**STATED GOAL:** Return the lines below exactly, from the first line to the line that contains "87.5, 92.5, 97.5];". Leave out pictures.

[Begin]

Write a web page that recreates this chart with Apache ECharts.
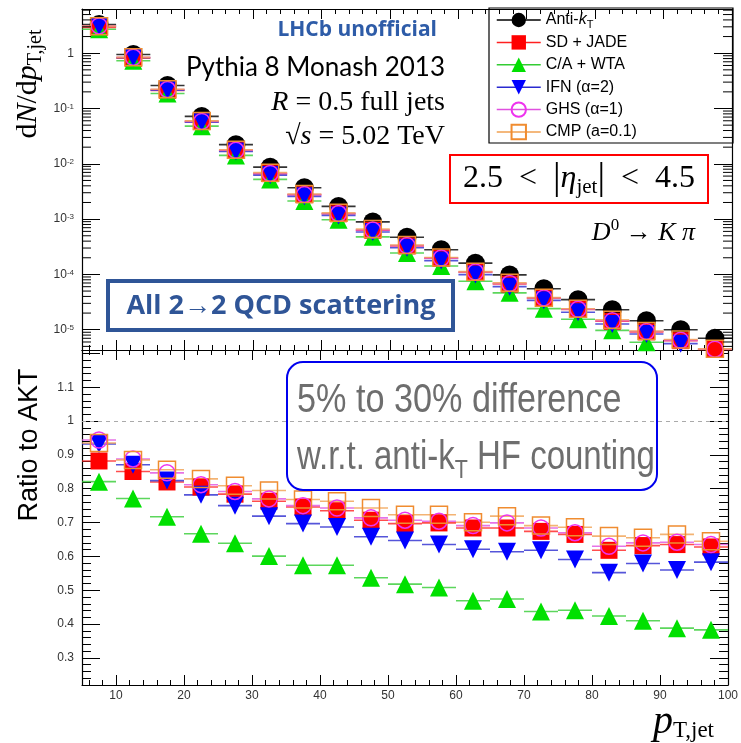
<!DOCTYPE html>
<html>
<head>
<meta charset="utf-8">
<script src="https://cdn.jsdelivr.net/npm/echarts@6/dist/echarts.min.js"></script>
<style>
html, body { margin: 0; padding: 0; background: #fff; }
#main { width: 741px; height: 743px; }
</style>
</head>
<body>
<div id="main"></div>
<script>
// bin centres of p_T,jet (5 GeV bins)
var binCenters = [7.5, 12.5, 17.5, 22.5, 27.5, 32.5, 37.5, 42.5, 47.5, 52.5, 57.5, 62.5, 67.5, 72.5, 77.5, 82.5, 87.5, 92.5, 97.5];

// dN/dpT for anti-kT (top panel)
var aktYield = [3.3, 0.95, 0.26, 0.072, 0.0222, 0.0087, 0.0037, 0.0017, 0.00089, 0.00047, 0.00028, 0.00016, 0.000098, 0.000055, 0.000035, 0.000023, 0.0000145, 0.00001, 0.000007];

// ratio to AKT (bottom panel)
var ratioSD  = [0.882, 0.851, 0.82, 0.805, 0.784, 0.763, 0.746, 0.735, 0.707, 0.697, 0.699, 0.684, 0.684, 0.674, 0.665, 0.618, 0.632, 0.635, 0.628];
var ratioCA  = [0.821, 0.771, 0.717, 0.667, 0.639, 0.601, 0.574, 0.574, 0.537, 0.518, 0.508, 0.469, 0.474, 0.437, 0.441, 0.424, 0.41, 0.388, 0.383];
var ratioIFN = [0.932, 0.871, 0.824, 0.782, 0.75, 0.719, 0.697, 0.687, 0.658, 0.647, 0.635, 0.621, 0.614, 0.618, 0.591, 0.552, 0.579, 0.56, 0.583];
var ratioGHS = [0.944, 0.888, 0.847, 0.812, 0.792, 0.77, 0.75, 0.743, 0.714, 0.707, 0.704, 0.691, 0.699, 0.684, 0.67, 0.63, 0.64, 0.642, 0.635];
var ratioCMP = [0.935, 0.885, 0.856, 0.829, 0.809, 0.795, 0.768, 0.763, 0.743, 0.723, 0.723, 0.701, 0.719, 0.691, 0.686, 0.66, 0.655, 0.665, 0.645];

var yTopLabels = [1, 0.1, 0.01, 0.001, 0.0001, 0.00001];

var myChart = echarts.init(document.getElementById('main'));

// series description (style only)
var defs = [
  { name: 'Anti-kT',     ratio: null,     color: '#000000', bar: '#000000', symbol: 'circle',   size: 19, rot: 0,   open: false },
  { name: 'SD + JADE',   ratio: ratioSD,  color: '#ff0000', bar: '#ff2020', symbol: 'rect',     size: 17, rot: 0,   open: false },
  { name: 'C/A + WTA',   ratio: ratioCA,  color: '#00e000', bar: '#33cc33', symbol: 'triangle', size: 18, rot: 0,   open: false },
  { name: 'IFN (α=2)',   ratio: ratioIFN, color: '#0000ff', bar: '#2a2ad0', symbol: 'triangle', size: 18, rot: 180, open: false },
  { name: 'GHS (α=1)',   ratio: ratioGHS, color: '#ee33ee', bar: '#e050e0', symbol: 'circle',   size: 16, rot: 0,   open: true },
  { name: 'CMP (a=0.1)', ratio: ratioCMP, color: '#f08c30', bar: '#f0a050', symbol: 'rect',     size: 17, rot: 0,   open: true }
];

function pairs(vals) {
  return binCenters.map(function (x, i) { return [x, vals[i]]; });
}
// same points, separated by gaps so no connecting line is drawn
function isolated(vals) {
  var out = [];
  binCenters.forEach(function (x, i) { out.push([x, vals[i]]); out.push('-'); });
  return out;
}

var series = [];
defs.forEach(function (d, k) {
  var topVals = d.ratio ? aktYield.map(function (v, i) { return v * d.ratio[i]; }) : aktYield;
  var panels = [{ idx: 0, vals: topVals }];
  if (d.ratio) panels.push({ idx: 1, vals: d.ratio });
  panels.forEach(function (p) {
    // horizontal bin-width bar
    series.push({
      name: '_bar' + k, type: 'scatter', xAxisIndex: p.idx * 2, yAxisIndex: p.idx * 2,
      data: pairs(p.vals), symbol: 'rect', symbolSize: [34, 1.6], silent: true,
      itemStyle: { color: d.bar }, z: 2 + k * 0.1
    });
    // marker
    series.push({
      name: d.name, type: 'line', xAxisIndex: p.idx * 2, yAxisIndex: p.idx * 2,
      data: isolated(p.vals), connectNulls: false,
      symbol: d.symbol, symbolSize: d.size, symbolRotate: d.rot,
      showSymbol: true, showAllSymbol: true, color: d.color,
      lineStyle: { color: d.bar, width: 1.5 },
      itemStyle: d.open ? { color: 'rgba(0,0,0,0)', borderColor: d.color, borderWidth: 1.5 } : { color: d.color },
      z: 3 + k * 0.1,
      markLine: (p.idx === 1 && k === 1) ? {
        silent: true, symbol: 'none', label: { show: false },
        lineStyle: { color: '#aaa', type: [4, 4], width: 1 },
        data: [{ yAxis: 1 }]
      } : undefined
    });
  });
});

// log minor ticks (2..9 x 10^n) on top panel frame
var minorLog = [];
for (var e = -6; e <= 0; e++) {
  for (var m = 2; m <= 9; m++) {
    var v = m * Math.pow(10, e);
    if (v > 4.3e-6 && v < 6.3) minorLog.push([0, v]);
  }
}
series.push({
  type: 'custom', xAxisIndex: 0, yAxisIndex: 0, silent: true, z: 5,
  data: minorLog,
  renderItem: function (params, api) {
    var l = api.coord([5, api.value(1)]);
    var r = api.coord([100, api.value(1)]);
    return {
      type: 'group', children: [
        { type: 'line', shape: { x1: l[0], y1: l[1], x2: l[0] + 9, y2: l[1] }, style: { stroke: '#000', lineWidth: 1 } },
        { type: 'line', shape: { x1: r[0], y1: r[1], x2: r[0] - 9, y2: r[1] }, style: { stroke: '#000', lineWidth: 1 } }
      ]
    };
  }
});

function xAx(grid, pos, labels) {
  return {
    type: 'value', gridIndex: grid, position: pos, min: 5, max: 100, splitNumber: 10,
    axisLine: { show: true, onZero: false, lineStyle: { color: '#000', width: 1.2 } },
    axisTick: { show: true, inside: true, length: 10, lineStyle: { color: '#000' } },
    minorTick: { show: true, splitNumber: 5, length: 5, lineStyle: { color: '#000' } },
    splitLine: { show: false },
    axisLabel: { show: labels, margin: 5, color: '#333', fontSize: 12, fontFamily: 'Liberation Sans', showMinLabel: false, showMaxLabel: true }
  };
}

function yLog(pos, labels) {
  return {
    type: 'log', logBase: 10, gridIndex: 0, position: pos, min: 4.3e-6, max: 6.3, splitNumber: 6,
    axisLine: { show: true, onZero: false, lineStyle: { color: '#000', width: 1.2 } },
    axisTick: { show: true, inside: true, length: 18, lineStyle: { color: '#000' } },
    minorTick: { show: false },
    splitLine: { show: false },
    axisLabel: {
      show: labels, margin: 8, color: '#333', fontSize: 12, fontFamily: 'Liberation Sans',
      showMinLabel: false, showMaxLabel: false,
      formatter: function (val) {
        var p = Math.round(Math.log(val) / Math.LN10);
        if (yTopLabels.indexOf(Math.pow(10, p)) < 0 && p !== 0) return '';
        return p === 0 ? '1' : '10{s|' + p + '}';
      },
      rich: { s: { fontSize: 8, color: '#333', verticalAlign: 'top', fontFamily: 'Liberation Sans' } }
    }
  };
}

function yRatio(pos, labels) {
  return {
    type: 'value', gridIndex: 1, position: pos, min: 0.22, max: 1.21, splitNumber: 10,
    axisLine: { show: true, onZero: false, lineStyle: { color: '#000', width: 1.2 } },
    axisTick: { show: true, inside: true, length: 18, lineStyle: { color: '#000' } },
    minorTick: { show: true, splitNumber: 5, length: 9, lineStyle: { color: '#000' } },
    splitLine: { show: false },
    axisLabel: {
      show: labels, margin: 8, color: '#333', fontSize: 12, fontFamily: 'Liberation Sans', showMinLabel: false, showMaxLabel: false,
      formatter: function (val) { return val > 1.15 ? '' : String(+val.toFixed(1)); }
    }
  };
}

var serif = 'Liberation Serif';

myChart.setOption({
  animation: false,
  backgroundColor: '#fff',
  grid: [
    { left: 82, right: 9, top: 9, height: 341 },
    { left: 82, right: 9, top: 350, height: 335 }
  ],
  xAxis: [xAx(0, 'bottom', false), xAx(0, 'top', false), xAx(1, 'bottom', true), xAx(1, 'top', false)],
  yAxis: [yLog('left', true), yLog('right', false), yRatio('left', true), yRatio('right', false)],
  legend: {
    data: defs.map(function (d) { return d.name; }),
    orient: 'vertical', left: 496, top: 10, padding: 0, itemWidth: 44, itemHeight: 18, itemGap: 2.4,
    selectedMode: false,
    lineStyle: { width: 1.5, opacity: 1 },
    textStyle: {
      fontSize: 16, fontFamily: 'Liberation Sans', color: '#000', lineHeight: 20,
      rich: {
        i: { fontSize: 16, fontStyle: 'italic', fontFamily: 'Liberation Sans', color: '#000', lineHeight: 20 },
        sub: { fontSize: 11, fontFamily: 'Liberation Sans', color: '#000', verticalAlign: 'bottom', lineHeight: 20 }
      }
    },
    formatter: function (name) {
      return name === 'Anti-kT' ? 'Anti-{i|k}{sub|T}' : name;
    }
  },
  graphic: [
    { type: 'rect', shape: { x: 489, y: 8, width: 244, height: 135 }, style: { fill: 'none', stroke: '#000', lineWidth: 1.2 }, z: 10 },
    { type: 'text', x: 437, y: 30, style: { text: 'LHCb unofficial', fontSize: 21, fontWeight: 'bold', fontFamily: 'Open Sans', fill: '#2e5ca8', align: 'right', verticalAlign: 'middle' } },
    { type: 'text', x: 445, y: 68, style: { text: 'Pythia 8 Monash 2013', fontSize: 26, fontFamily: 'Lato', fill: '#000', align: 'right', verticalAlign: 'middle' } },
    { type: 'text', x: 445, y: 103, style: {
      text: '{i|R} = 0.5 full jets', fontSize: 28, fontFamily: serif, fill: '#000', align: 'right', verticalAlign: 'middle',
      rich: { i: { fontSize: 28, fontStyle: 'italic', fontFamily: serif, fill: '#000' } } } },
    { type: 'text', x: 445, y: 137, style: {
      text: '√{i|s} = 5.02 TeV', fontSize: 28, fontFamily: serif, fill: '#000', align: 'right', verticalAlign: 'middle',
      rich: { i: { fontSize: 28, fontStyle: 'italic', fontFamily: serif, fill: '#000' } } } },
    { type: 'rect', shape: { x: 450, y: 155, width: 258, height: 48 }, style: { fill: 'none', stroke: '#ff0000', lineWidth: 2 } },
    { type: 'text', x: 579, y: 179, style: {
      text: '2.5  <  {b||}{i|η}{sub|jet}{b||}  <  4.5', fontSize: 32, fontFamily: serif, fill: '#000', align: 'center', verticalAlign: 'middle', lineHeight: 38,
      rich: {
        i: { fontSize: 32, fontStyle: 'italic', fontFamily: serif, fill: '#000', lineHeight: 38 },
        b: { fontSize: 38, fontFamily: serif, fill: '#000', lineHeight: 38 },
        sub: { fontSize: 21, fontFamily: serif, fill: '#000', verticalAlign: 'bottom', lineHeight: 38 }
      } } },
    { type: 'text', x: 695, y: 233, style: {
      text: '{i|D}{sup|0} → {i|K} {i|π}', fontSize: 26, fontFamily: serif, fill: '#000', align: 'right', verticalAlign: 'middle', lineHeight: 32,
      rich: {
        i: { fontSize: 26, fontStyle: 'italic', fontFamily: serif, fill: '#000', lineHeight: 32 },
        sup: { fontSize: 17, fontFamily: serif, fill: '#000', verticalAlign: 'top', lineHeight: 32 }
      } } },
    { type: 'rect', shape: { x: 108, y: 281, width: 345, height: 49 }, style: { fill: 'none', stroke: '#2f5597', lineWidth: 4 } },
    { type: 'text', x: 281, y: 306, style: { text: 'All 2→2 QCD scattering', fontSize: 27, fontWeight: 'bold', fontFamily: 'Open Sans', fill: '#2f5597', align: 'center', verticalAlign: 'middle' } },
    { type: 'rect', shape: { x: 287, y: 362, width: 370, height: 128, r: 16 }, style: { fill: 'none', stroke: '#0000ee', lineWidth: 2 }, z: 10 },
    { type: 'text', x: 297, y: 401, scaleX: 0.855, style: { text: '5% to 30% difference', fontSize: 40, fontFamily: 'Liberation Sans', fill: '#6e6e6e', verticalAlign: 'middle' }, z: 10 },
    { type: 'text', x: 297, y: 458, scaleX: 0.825, style: {
      text: 'w.r.t. anti-k{sub|T} HF counting', fontSize: 40, fontFamily: 'Liberation Sans', fill: '#6e6e6e', verticalAlign: 'middle', lineHeight: 52,
      rich: { sub: { fontSize: 26, fontFamily: 'Liberation Sans', fill: '#6e6e6e', verticalAlign: 'bottom', lineHeight: 52 } } }, z: 10 },
    { type: 'text', x: 28, y: 84, rotation: Math.PI / 2, style: {
      text: 'd{i|N}/d{i|p}{sub|T,jet}', fontSize: 30, fontFamily: serif, fill: '#000', align: 'center', verticalAlign: 'middle', lineHeight: 36,
      rich: {
        i: { fontSize: 30, fontStyle: 'italic', fontFamily: serif, fill: '#000', lineHeight: 36 },
        sub: { fontSize: 20, fontFamily: serif, fill: '#000', verticalAlign: 'bottom', lineHeight: 36 }
      } } },
    { type: 'text', x: 30, y: 445, rotation: Math.PI / 2, style: { text: 'Ratio to AKT', fontSize: 27, fontFamily: 'Liberation Sans', fill: '#000', align: 'center', verticalAlign: 'middle' } },
    { type: 'text', x: 714, y: 722, style: {
      text: '{i|p}{sub|T,jet}', fontSize: 36, fontFamily: serif, fill: '#000', align: 'right', verticalAlign: 'middle', lineHeight: 40,
      rich: {
        i: { fontSize: 40, fontStyle: 'italic', fontFamily: serif, fill: '#000', lineHeight: 40 },
        sub: { fontSize: 23, fontFamily: serif, fill: '#000', verticalAlign: 'bottom', lineHeight: 40 }
      } } }
  ],
  series: series
});
</script>
</body>
</html>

[End]

**SOLUTION TO THE EXERCISE:**
Write a web page that recreates this chart with Apache ECharts.
<!DOCTYPE html>
<html>
<head>
<meta charset="utf-8">
<script src="https://cdn.jsdelivr.net/npm/echarts@6/dist/echarts.min.js"></script>
<style>
html, body { margin: 0; padding: 0; background: #fff; }
#main { width: 741px; height: 743px; }
</style>
</head>
<body>
<div id="main"></div>
<script>
// bin centres of p_T,jet (5 GeV bins)
var binCenters = [7.5, 12.5, 17.5, 22.5, 27.5, 32.5, 37.5, 42.5, 47.5, 52.5, 57.5, 62.5, 67.5, 72.5, 77.5, 82.5, 87.5, 92.5, 97.5];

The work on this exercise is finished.